What is the relevance of genetic testing in the gluten-free world?

When a family member has been diagnosed with celiac disease, first degree relatives of those who have been diagnosed (children, parents, siblings) have a significantly higher chance of developing the condition, with prevalence ranging from 4% to 16%. In second degree relatives (uncles, aunts, nephews, nieces, grandparents, grandchildren, half siblings), the prevalence is about 2.5%. 

Since these relatives have a higher chance of developing celiac disease, some may wish to find out whether they do carry the related genes. If so, then the results signal that celiac disease could potentially develop at some point in their lives. If an individual does not carry the genes, they know that it is virtually impossible for them to develop the condition in the future.  

Genetic testing is applicable to celiac disease since there is a genetic component to the condition. Non-celiac gluten sensitivity (NCGS), on the other hand, is not thought to have a genetic component, although it is a condition that warrants further research. Without having the genes associated with celiac disease, it is virtually impossible to develop the condition.  

Genetic testing can be especially useful to parents who have celiac disease and want to know whether their children have the potential to develop the condition. Positive genetic tests tell them that monitoring should be ongoing (see Celiac Disease Testing in Children). Negative tests would mean that no further screening is necessary. 
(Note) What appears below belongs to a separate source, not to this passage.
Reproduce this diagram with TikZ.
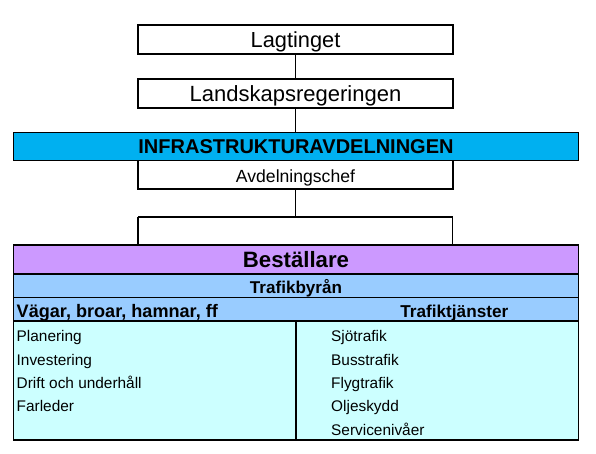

There are two main scenarios that could warrant screening for genes associated with celiac disease: 

1) If a person has stopped eating gluten before having the antibody screening tests for celiac disease. It is always advisable that testing for celiac disease be done before giving up gluten, but this does not always happen. Once a person feels better after becoming gluten-free, they are often reluctant to re-introduce gluten, so the diagnostic screening tests for celiac disease may not provide meaningful results. 

2) Undergoing genetic testing for celiac disease can tell these individuals the following: If the test is positive, they know that they could have celiac disease. Since about a third of the general population carries the genes, but only one percent develops celiac disease, having the genes does not mean that celiac disease will necessarily develop. The test is more informative if it is negative: negative results tell a person that it is virtually impossible that they have, or will develop, celiac disease. 

Note: The test doesn’t shed any light on whether or not a person has non-celiac gluten sensitivity (NCGS). The first step to diagnosing NCGS is generally to rule out other possible causes of symptoms, including celiac disease.